First, a simple geometrical argument that does not cover all cases but provides intuition. Observe that the relative orientation of $P_0P_1$ and $P_1P_2$ doesn't matter; if we have another point $P_2'$ with $|P_1P_2|=|P_1P_2'|$, any arc $\mathcal S_1$ from $P_1$ to $P_2$ can be rotated to an arc $\mathcal S_1'$ from $P_1$ to $P_2'$ with the same length and enclosed area. So arcs $\mathcal S_0$ and $\mathcal S_1$ are optimal for $P_0,P_1,P_2$ if and only if $\mathcal S_0$ and $\mathcal S_1'$ are optimal for $P_0,P_1,P_2'$. Now when $L'$ is sufficiently small,³ all feasible arcs $\mathcal S_0$ and $\mathcal S_1$ are less than semicircular, and there is a unique pair $(\mathcal S_0,\mathcal S_1)$ whose radii $r_0$ and $r_1$ are equal. Then we can pick $P_2'$ such that $\mathcal S_0$ and $\mathcal S_1'$ form a continuous arc of a single circle. By lemma 1, this curve encloses the largest area among all curves of length $L'$ from $P_0$ to $P_2'$; certainly then it encloses the largest area among such curves from $P_0$ through $P_1$ to $P_2'$. The result follows.

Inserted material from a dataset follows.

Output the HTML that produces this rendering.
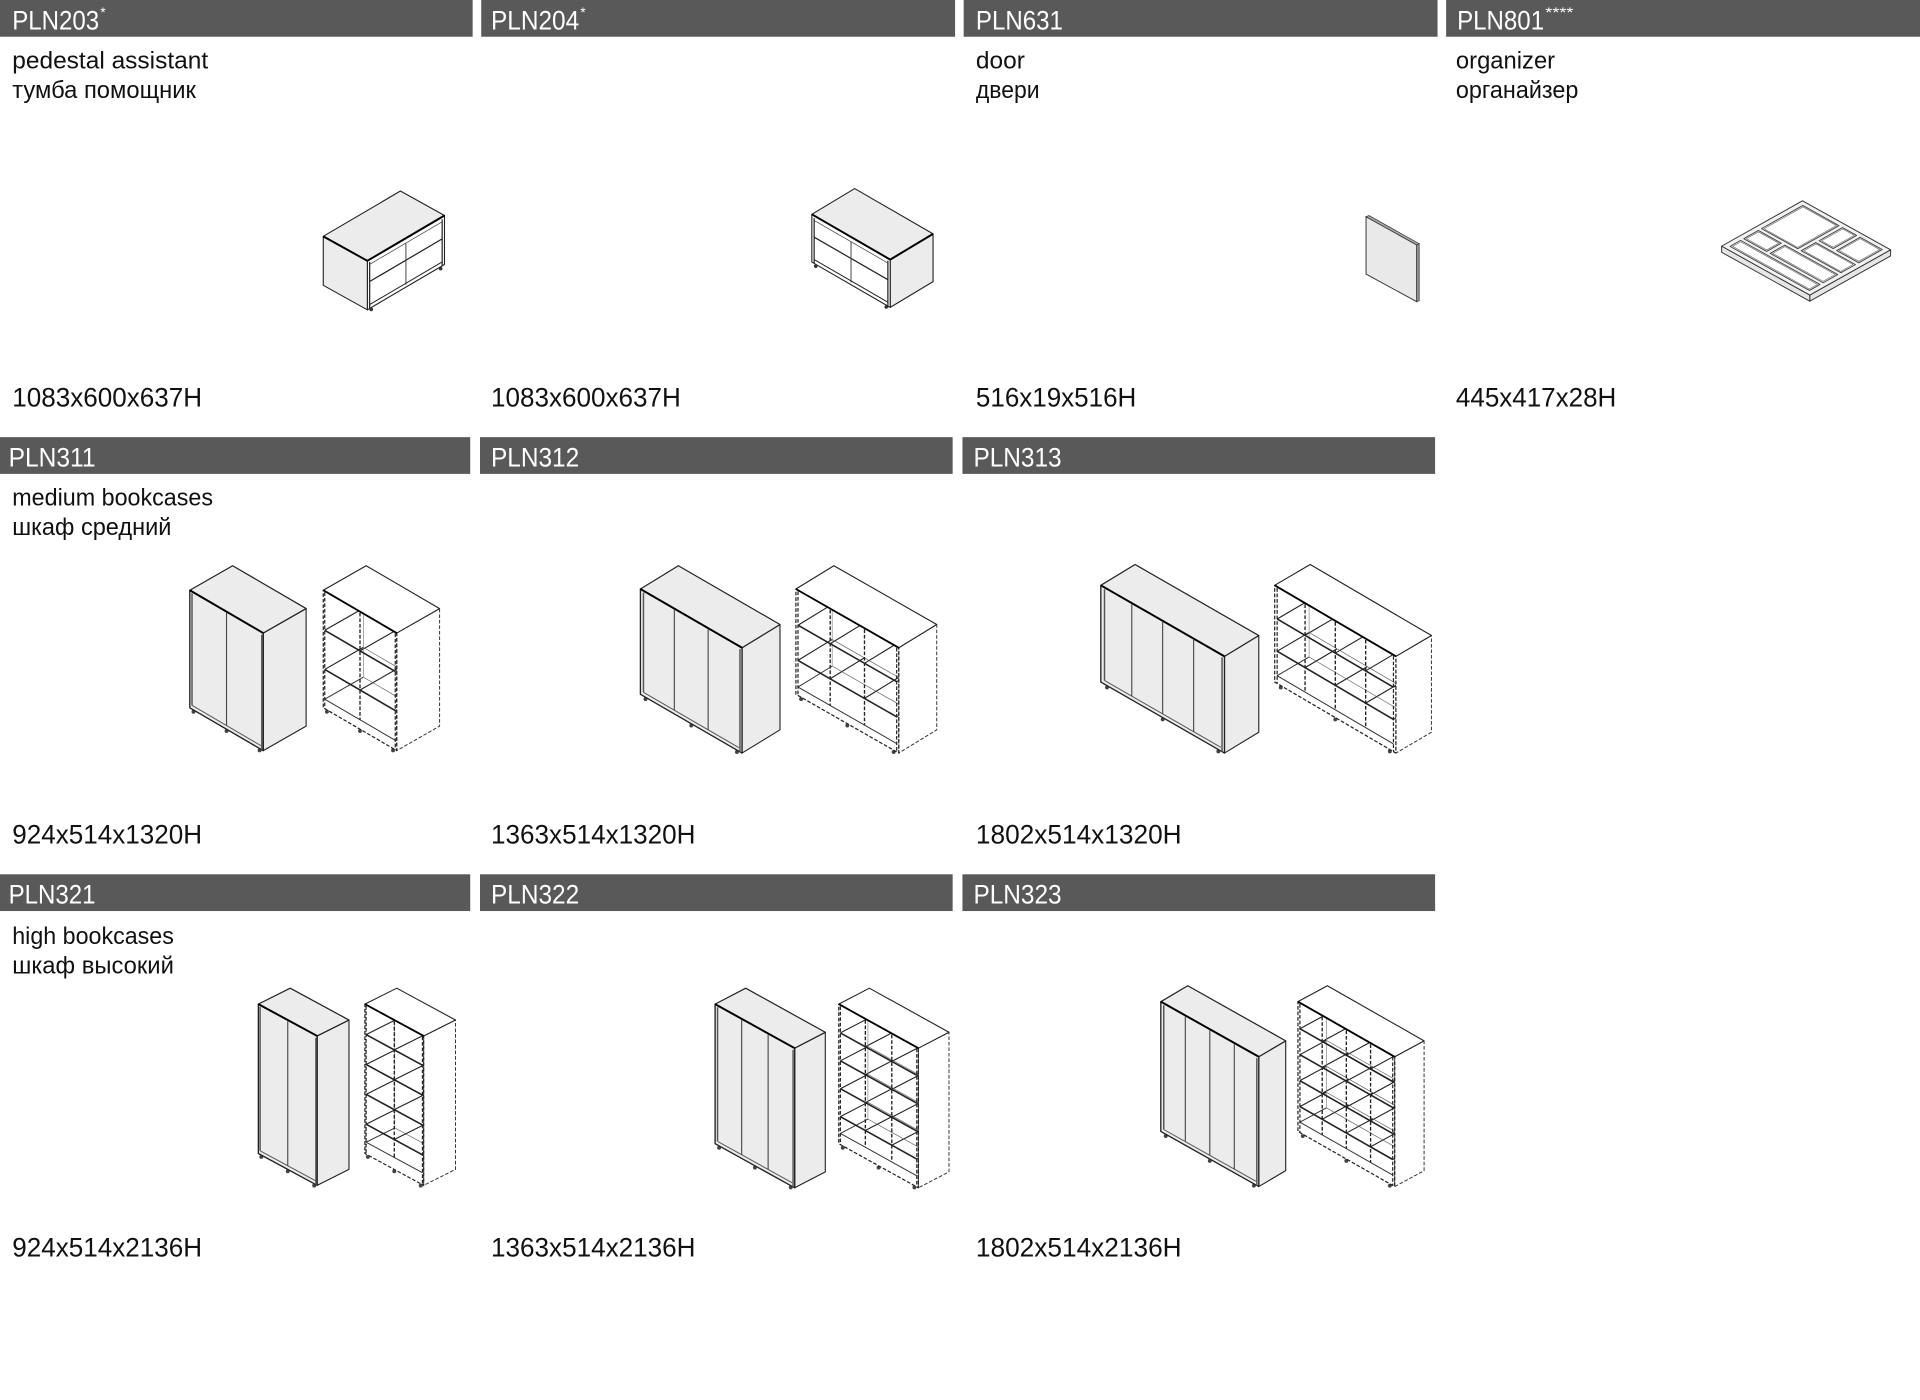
<!DOCTYPE html>
<html><head><meta charset="utf-8"><style>
html,body{margin:0;padding:0;background:#fff;}
svg{display:block;}
text{font-family:"Liberation Sans Narrow","Liberation Sans",sans-serif;}
</style></head><body>
<svg id="s" xmlns="http://www.w3.org/2000/svg" width="1920" height="1400" viewBox="0 0 1568 1143.3" preserveAspectRatio="none">
<rect width="1568" height="1143.3" fill="#fff"/>
<g fill="#595959">
<rect x="0" y="0" width="386" height="30"/><rect x="393" y="0" width="387" height="30"/><rect x="787" y="0" width="387" height="30"/><rect x="1181" y="0" width="387" height="30"/>
<rect x="0" y="357" width="384" height="30"/><rect x="392" y="357" width="386" height="30"/><rect x="786" y="357" width="386" height="30"/>
<rect x="0" y="714" width="384" height="30"/><rect x="392" y="714" width="386" height="30"/><rect x="786" y="714" width="386" height="30"/>
</g>
<g fill="#fff" font-size="22">
<text x="10" y="24" textLength="71" lengthAdjust="spacingAndGlyphs">PLN203</text><text x="82" y="14" font-size="11">*</text>
<text x="401" y="24" textLength="72" lengthAdjust="spacingAndGlyphs">PLN204</text><text x="474" y="14" font-size="11">*</text>
<text x="797" y="24" textLength="71" lengthAdjust="spacingAndGlyphs">PLN631</text>
<text x="1190" y="24" textLength="71" lengthAdjust="spacingAndGlyphs">PLN801</text><text x="1262" y="14" font-size="11" textLength="23" lengthAdjust="spacingAndGlyphs">****</text>
<text x="7" y="381" textLength="71" lengthAdjust="spacingAndGlyphs">PLN311</text>
<text x="401" y="381" textLength="72" lengthAdjust="spacingAndGlyphs">PLN312</text>
<text x="795" y="381" textLength="72" lengthAdjust="spacingAndGlyphs">PLN313</text>
<text x="7" y="738" textLength="71" lengthAdjust="spacingAndGlyphs">PLN321</text>
<text x="401" y="738" textLength="72" lengthAdjust="spacingAndGlyphs">PLN322</text>
<text x="795" y="738" textLength="72" lengthAdjust="spacingAndGlyphs">PLN323</text>
</g>
<g fill="#111" font-size="20">
<text x="10" y="56" textLength="160" lengthAdjust="spacingAndGlyphs">pedestal assistant</text>
<text x="10" y="80" textLength="150" lengthAdjust="spacingAndGlyphs">тумба помощник</text>
<text x="797" y="56" textLength="40" lengthAdjust="spacingAndGlyphs">door</text>
<text x="797" y="80" textLength="52" lengthAdjust="spacingAndGlyphs">двери</text>
<text x="1189" y="56" textLength="81" lengthAdjust="spacingAndGlyphs">organizer</text>
<text x="1189" y="80" textLength="100" lengthAdjust="spacingAndGlyphs">органайзер</text>
<text x="10" y="413" textLength="164" lengthAdjust="spacingAndGlyphs">medium bookcases</text>
<text x="10" y="437" textLength="130" lengthAdjust="spacingAndGlyphs">шкаф средний</text>
<text x="10" y="771" textLength="132" lengthAdjust="spacingAndGlyphs">high bookcases</text>
<text x="10" y="795" textLength="132" lengthAdjust="spacingAndGlyphs">шкаф высокий</text>
</g>
<g fill="#111" font-size="22">
<text x="10" y="332" textLength="155" lengthAdjust="spacingAndGlyphs">1083x600x637H</text>
<text x="401" y="332" textLength="155" lengthAdjust="spacingAndGlyphs">1083x600x637H</text>
<text x="797" y="332" textLength="131" lengthAdjust="spacingAndGlyphs">516x19x516H</text>
<text x="1189" y="332" textLength="131" lengthAdjust="spacingAndGlyphs">445x417x28H</text>
<text x="10" y="689" textLength="155" lengthAdjust="spacingAndGlyphs">924x514x1320H</text>
<text x="401" y="689" textLength="167" lengthAdjust="spacingAndGlyphs">1363x514x1320H</text>
<text x="797" y="689" textLength="168" lengthAdjust="spacingAndGlyphs">1802x514x1320H</text>
<text x="10" y="1026" textLength="155" lengthAdjust="spacingAndGlyphs">924x514x2136H</text>
<text x="401" y="1026" textLength="167" lengthAdjust="spacingAndGlyphs">1363x514x2136H</text>
<text x="797" y="1026" textLength="168" lengthAdjust="spacingAndGlyphs">1802x514x2136H</text>
</g>
<g id="d"></g>
<polygon points="1115.6,177 1157,200 1157,246.4 1115.6,223.8" fill="#e9e9e9" stroke="#333" stroke-width="0.8"/>
<polygon points="1115.6,177 1118,176 1159,199 1157,200" fill="#aaa" stroke="#333" stroke-width="0.6"/>
<polygon points="1157,200 1159,199 1159,245.5 1157,246.4" fill="#999" stroke="#333" stroke-width="0.6"/>
</svg>
<script>
var g=document.getElementById('d'),o='';
function P(a){return a.map(function(p){return p[0].toFixed(1)+','+p[1].toFixed(1)}).join(' ')}
function add(p,x,y){return [p[0]+x,p[1]+y]}
function poly(pts,fill,st,w,dash){o+='<polygon points="'+P(pts)+'" fill="'+fill+'" stroke="'+st+'" stroke-width="'+w+'"'+(dash?' stroke-dasharray="'+dash+'"':'')+' stroke-linejoin="round"/>';}
function line(a,b,st,w,dash){o+='<line x1="'+a[0].toFixed(1)+'" y1="'+a[1].toFixed(1)+'" x2="'+b[0].toFixed(1)+'" y2="'+b[1].toFixed(1)+'" stroke="'+st+'" stroke-width="'+w+'"'+(dash?' stroke-dasharray="'+dash+'"':'')+'/>';}
function pt(F,L,R,u,v,h){return [F[0]+L[0]*u+R[0]*v,F[1]+L[1]*u+R[1]*v+h];}
function closed(F,L,R,H,n){
 var A=pt(F,L,R,1,0,0),B=pt(F,L,R,1,1,0),C=pt(F,L,R,0,1,0);
 [0.05,0.5,0.95].forEach(function(u){var p=pt(F,L,R,u,0,H);o+='<circle cx="'+p[0]+'" cy="'+(p[1]+1.5)+'" r="1.6" fill="#444"/>';});
 poly([F,C,add(C,0,H),add(F,0,H)],'#ececec','#222',0.9);
 poly([F,A,add(A,0,H),add(F,0,H)],'#ececec','#222',1.1);
 poly([F,A,B,C],'#ececec','#222',1);
 line(F,A,'#000',1.6);
 var a2=pt(F,L,R,0.97,0,1.5),a3=pt(F,L,R,0.97,0,H-3);line(a2,a3,'#555',1.2);
 var f2=pt(F,L,R,0.02,0,2),f3=pt(F,L,R,0.02,0,H);line(f2,f3,'#555',1.2);
 line(pt(F,L,R,0.03,0,H-3),pt(F,L,R,0.97,0,H-3),'#555',0.8);
 for(var i=1;i<n;i++){var u=i/n;line(pt(F,L,R,u,0,1),pt(F,L,R,u,0,H-3),'#444',0.9);}
}
function open(F,L,R,H,n,m){
 var A=pt(F,L,R,1,0,0),B=pt(F,L,R,1,1,0),C=pt(F,L,R,0,1,0);
 [0.05,0.5,0.95].forEach(function(u){var p=pt(F,L,R,u,0,H);o+='<circle cx="'+p[0]+'" cy="'+(p[1]+1.5)+'" r="1.6" fill="#444"/>';});
 for(var j=1;j<m;j++){var h=H*j/m;
  for(var i=0;i<=n;i++){var u=Math.min(0.98,Math.max(0.02,i/n));line(pt(F,L,R,u,0,h),pt(F,L,R,u,0.9,h),'#222',0.9);}
  line(pt(F,L,R,0.98,0.9,h),pt(F,L,R,0.02,0.9,h),'#555',0.5);
 }
 line(pt(F,L,R,0.98,0,H*0.92),pt(F,L,R,0.98,0.9,H*0.92),'#333',0.8);
 line(pt(F,L,R,0.98,0.9,H*0.92),pt(F,L,R,0.02,0.9,H*0.92),'#555',0.5);
 line(pt(F,L,R,0.98,0.9,0),pt(F,L,R,0.98,0.9,H*0.92),'#777',0.5);
 poly([F,C,add(C,0,H),add(F,0,H)],'#fff','#333',0.8,'3,1.5');
 poly([F,A,B,C],'#fff','#222',0.9);
 poly([F,A,add(A,0,H),add(F,0,H)],'none','#222',1,'3,1.5');
 line(F,A,'#000',1.5);
 for(var j=1;j<m;j++){var h=H*j/m;line(pt(F,L,R,0.02,0,h),pt(F,L,R,0.98,0,h),'#222',1.3);}
 line(pt(F,L,R,0.02,0,H*0.92),pt(F,L,R,0.98,0,H*0.92),'#333',0.8);
 for(var i=1;i<n;i++){var u=i/n;line(pt(F,L,R,u,0,1),pt(F,L,R,u,0,H*0.92),'#222',1.1,'3,1.5');}
 line(pt(F,L,R,0.98,0,1),pt(F,L,R,0.98,0,H),'#222',1,'3,1.5');
 line(pt(F,L,R,0.02,0,1),pt(F,L,R,0.02,0,H),'#222',1,'3,1.5');
}
function ped(F,L,R,H,frontOnL){
 var A=pt(F,L,R,1,0,0),B=pt(F,L,R,1,1,0),C=pt(F,L,R,0,1,0);
 var fL=frontOnL?'#fff':'#ececec', fR=frontOnL?'#ececec':'#fff';
 poly([F,C,add(C,0,H),add(F,0,H)],fR,'#222',0.9);
 poly([F,A,add(A,0,H),add(F,0,H)],fL,'#222',0.9);
 poly([F,A,B,C],'#ececec','#222',0.9);
 line(F,A,'#000',1.6);line(F,C,'#000',1.6);
 var Lf=frontOnL?L:R, Rf=frontOnL?R:L;
 var q=function(u,v,h){return pt(F,Lf,Rf,u,v,h);};
 line(q(0.03,0,2),q(0.03,0,H),'#222',1);line(q(0.97,0,2),q(0.97,0,H),'#222',1);
 line(q(0.03,0,H*0.45),q(0.97,0,H*0.45),'#222',1);
 line(q(0.5,0,H*0.1),q(0.5,0,H*0.95),'#444',0.8);
 line(q(0.03,0,H*0.92),q(0.97,0,H*0.92),'#222',0.8);
 line(q(0.03,0,H*0.1),q(0.97,0,H*0.1),'#444',0.6);
 [0.05,0.95].forEach(function(u){var p=q(u,0,H);o+='<circle cx="'+p[0]+'" cy="'+(p[1]+1.5)+'" r="1.5" fill="#333"/>';});
}
ped([300,213],[-36,-20],[63,-37],40,false);
ped([727,212],[-64,-37],[35,-21],39,true);
(function(){var F=[1478,241],L=[-72,-40],R=[66,-37],H=5;
 var A=pt(F,L,R,1,0,0),B=pt(F,L,R,1,1,0),C=pt(F,L,R,0,1,0);
 poly([F,C,add(C,0,H),add(F,0,H)],'#e6e6e6','#333',0.8);
 poly([F,A,add(A,0,H),add(F,0,H)],'#e6e6e6','#333',0.8);
 poly([F,A,B,C],'#f2f2f2','#333',0.8);
 var r=function(u1,v1,u2,v2){poly([pt(F,L,R,u1,v1,0),pt(F,L,R,u2,v1,0),pt(F,L,R,u2,v2,0),pt(F,L,R,u1,v2,0)],'#fff','#444',0.8);poly([pt(F,L,R,u1+0.015,v1+0.015,0),pt(F,L,R,u2-0.015,v1+0.015,0),pt(F,L,R,u2-0.015,v2-0.015,0),pt(F,L,R,u1+0.015,v2-0.015,0)],'none','#666',0.5);};
 r(0.05,0.05,0.95,0.18);
 r(0.05,0.22,0.65,0.4);
 r(0.05,0.44,0.5,0.62);
 r(0.05,0.66,0.3,0.95);
 r(0.34,0.66,0.5,0.95);
 r(0.54,0.44,0.95,0.95);
 r(0.69,0.22,0.95,0.4);
})();
closed([215,517],[-60,-35],[35,-20],96,2);
open([324,517],[-60,-35],[35,-20],96,2,3);
closed([606,529],[-83,-48],[31,-19],86,3);
open([734,529],[-84,-48],[31,-19],86,3,3);
closed([1000,536],[-101,-58],[28,-17],79,4);
open([1140,536],[-99,-58],[29,-17],79,4,3);
closed([259,846],[-48,-26],[26,-13],122,2);
open([346,846],[-48,-26],[26,-13],122,2,5);
closed([649,856],[-65,-36],[25,-13],114,3);
open([750,856],[-65,-36],[25,-13],114,3,5);
closed([1028,863],[-80,-45],[22,-13],106,4);
open([1139,863],[-79,-45],[24,-13],106,4,5);
g.innerHTML=o;
</script>
</body></html>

This argument does not work for large $L'$, in which case there may be more than one possible $(\mathcal S_0,\mathcal S_1)$ with $r_0=r_1$, and the combined arc $\mathcal S_0\mathcal S_1'$ may span more than a full circle. To cover all cases, we resort to analysis. A circular arc $\mathcal S$ between two fixed points a distance $d$ apart has exactly one degree of freedom, which can be parametrized by its length $\ell$, its radius $r$, or its central angle $\theta$. We have the relations $d = 2r\sin(\theta/2)$, $\ell = r\theta$, and $A = \frac12r^2(\theta-\sin\theta)$. Since $d$ is constant, this gives
$$\frac{\mathrm dr}{\mathrm d\theta} = -\frac12 r\cot\frac\theta2,$$
from which we can derive
$$\begin{align}
\frac{\mathrm d\ell}{\mathrm d\theta} &= r\left(1 - \frac\theta2\cot\frac\theta2\right), \\
\frac{\mathrm dA}{\mathrm d\theta} &= r^2\left(1 - \frac\theta2\cot\frac\theta2\right),
\end{align}$$
and so
$$\frac{\mathrm dA}{\mathrm d\ell} = r.$$
(It would be nice to see a geometrical proof of this result.) Coming to the case of $\mathcal S_0$ and $\mathcal S_1$, since $\ell_0 + \ell_1 = L'$, we have $\mathrm d\ell_0 + \mathrm d\ell_1 = 0$, while for area to be maximized we require $\mathrm dA_0 + \mathrm dA_1 = 0$. This implies that at the maximum, we must have $r_0 = r_1$. ∎
From the above lemmas, it follows that the closed curve $\mathcal C$ that maximizes the area sum $\sum_{i=1}^n A_i$ is composed of $n$ circular arcs of equal radius $r$. If this curve $\mathcal C$ is simple, then it is also the closed curve that encloses the largest area, which is what was desired.
In your example with $n=3$ and points $P_0=(-1,0)$, $P_1=(0,0)$ and $P_2=(1,0)$, I numerically found the solution to be $r\approx1.30889$ with arcs of central angle $\theta_0=\theta_1\approx44.9^\circ$ and $\theta_2\approx260.3^\circ$. This yields an area of about $4.87$ units, which is greater than that of your cardioid. Here is a plot comparing the numerically optimized solution in blue and the cardioid in red.
And here is how the optimal curves vary with $L$:
¹ For example, consider the Pac-Man-like shape $P_0=(-1+\epsilon,0)$, $P_i=\bigl(\cos(2\pi i/n),\sin(2\pi i/n)\bigr)$ for $i=1,\ldots,n-1$.
² This turns out to be the case often enough -- in fact, I would guess that it is always true for convex polygons. But on the other hand, if the optimal solution to the relaxed problem yields intersecting $\mathcal S_i$, then the result probably does not tell us anything about the solution to the original problem.
³ In particular, when $L' \le \min(d_0 + \frac\pi2 d_1, d_1 + \frac\pi2 d_0)$ where $d_0$ and $d_1$ are the lengths $|P_0P_1|$ and $|P_1P_2|$ respectively.